Głosy o konieczności odwołania prezydenta Rafała Bruskiego słyszymy już od kilku lat. Włodarz Bydgoszczy zdążył bowiem zrazić do siebie kilka środowisk, które tworzą jego negatywny elektorat. Z drugiej nieco ponad rok temu wybory samorządowe pokazały, iż cały czas zdecydowana większość wyborców go popiera. Przez ostatni rok na polskiej scenie politycznej zmieniło się jednak dość dużo i dzisiaj Bruskiemu wygrać wybory byłoby już trudniej.
W nowej kadencji o odwołaniu prezydenta Rafała Bruskiego zaczęto mówić już zaledwie kilka miesięcy po wyborze, a być może nawet tygodni. Pretekstem do tego miał być jego opór wobec kwestii utwardzania dróg osiedlowych. Powoli wówczas plany snuł już radny Bogdan Dzakanowski, referendum zaplanowano nawet wstępnie na wybory parlamentarne w październiku ubiegłego roku.
Sytuacja polityczna ułożyła się jednak tak, iż realizacji tego planu się nie podjęto. Zapisanie w budżecie miasta na rok 2016 z kolei 20 mln zł na drogi osiedlowe, pozwoliło prezydentowi ugasić pożar. I choć nie wszyscy mieszkańcy z przygotowanego planu utwardzania dróg będą zadowoleni, to ogół bydgoszczan będzie mniej zainteresowany zmianą prezydenta.

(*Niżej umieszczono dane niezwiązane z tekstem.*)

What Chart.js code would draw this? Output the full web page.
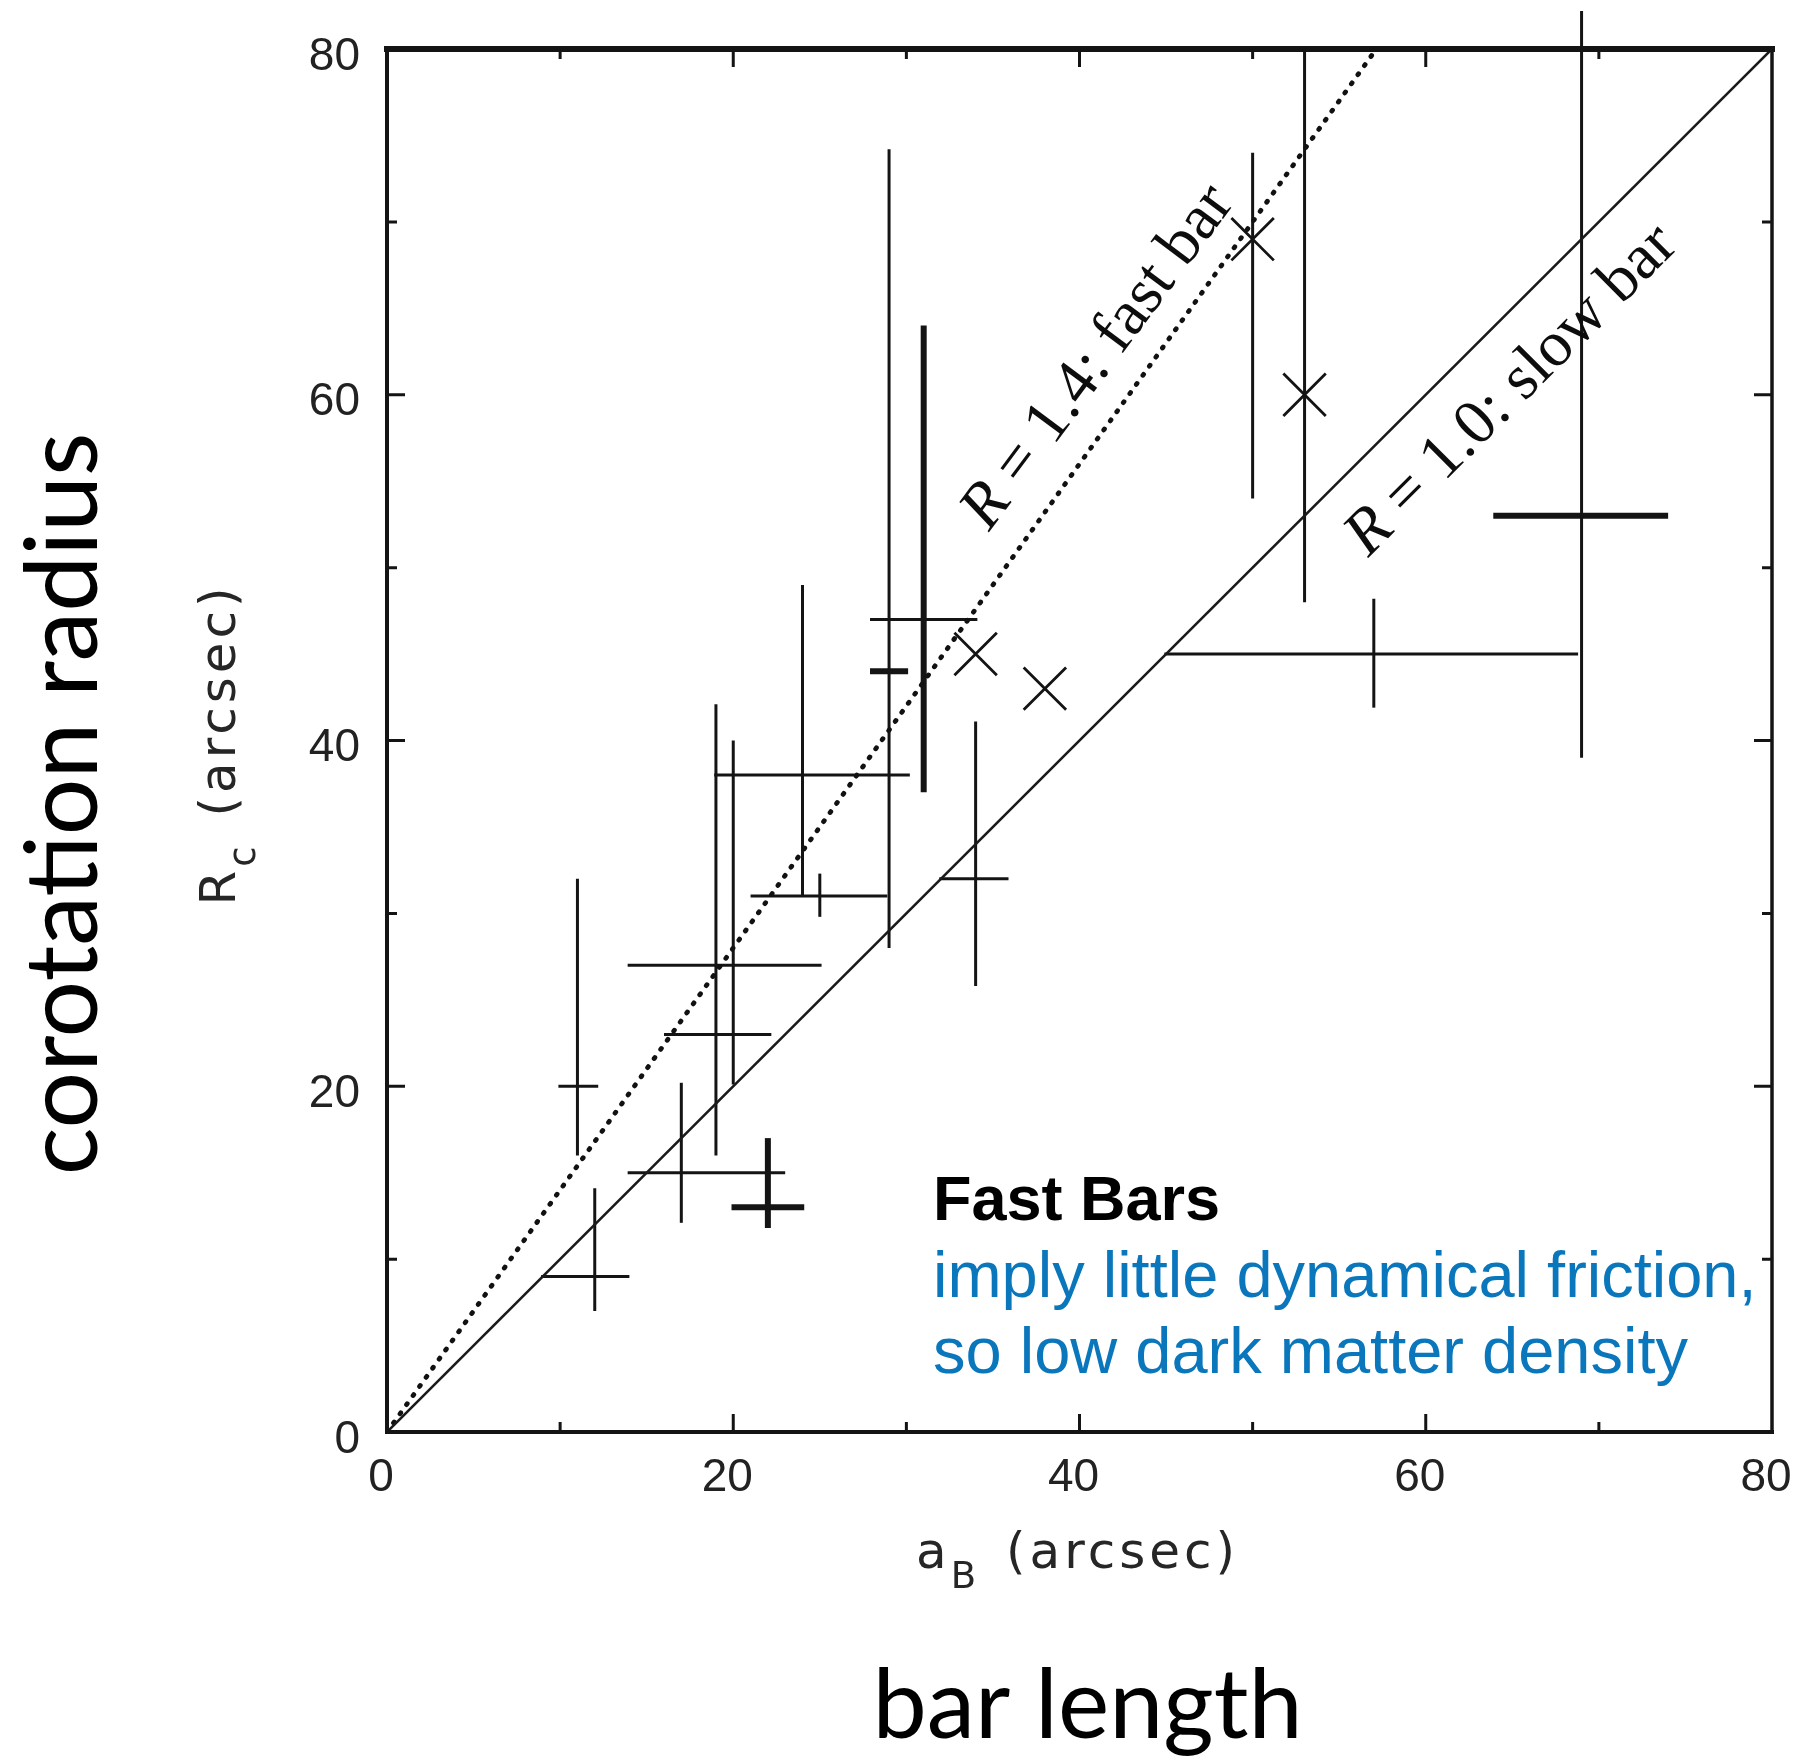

Nieco trudniej wygląda już płaszczyzna komunikacji publicznej. Przełomowy mógł się okazać bowiem dzień 1 grudnia, gdy z powodu strajku nie wyjechały autobusy MZK. Prezydent pierw lekceważył sygnały wskazujące, iż do strajku może dojść, a po jego rozpoczęciu poszedł z pracownikami MZK na bezpośrednią konfrontację. Odnoszę wrażenie, że zastosował tutaj taktykę podobną jak w przypadku konfliktu kibiców Zawiszy z Radosławem Osuchem. Wówczas opinia publiczna stanęła po stronie Osucha i prezydenta. W wypadku pracowników MZK poszło jednak coś nie po myśli ratusza, gdyż wielu bydgoszczan wyraziło z kierowcami solidarność.
Będąc 1 grudnia w zajezdni w powietrzu czuć było atmosferę rewolucyjną. Gdyby strajku tak szybko nie udało się zażegnać, to kto wie, czy w ciągu 1-2 tygodni nie zebrano by wymaganej do referendum liczby podpisów. Potrzeba ich niecałe 30 tys., co jak liczono w przypadku liczącej ponad 1 tys. załodze MZK, wystarczyłoby, aby każdy zebrał po 30 podpisów.
Na razie pożar z kierowcami udało się jednak też przygasić, ale cały czas nie został ugaszony. Przekazywanie obsługi kolejnych linii autobusowych firmom prywatnym, może doprowadzić do kolejnej eskalacji.
Zebranie podpisów to jednak nie będzie największe wyzwanie. Znacznie trudniej będzie już zachęcić wystarczającej liczby bydgoszczan do urn, aby zapewnić wymaganą frekwencję. Jeśli nawet by to się udało, to trzeba zadać sobie pytanie – kto po Bruskim? I tutaj zaczynają się schody, bo głównym kontrkandydatem byłby zapewne ponownie Konstanty Dombrowicz, który zapewne z Rafałem Bruskim przegrałby po raz trzeci. Odnoszę bowiem wrażenie, że do przyśpieszonych wyborów samorządowych w Bydgoszczy, tak naprawdę politycznie nikt nie jest przygotowany.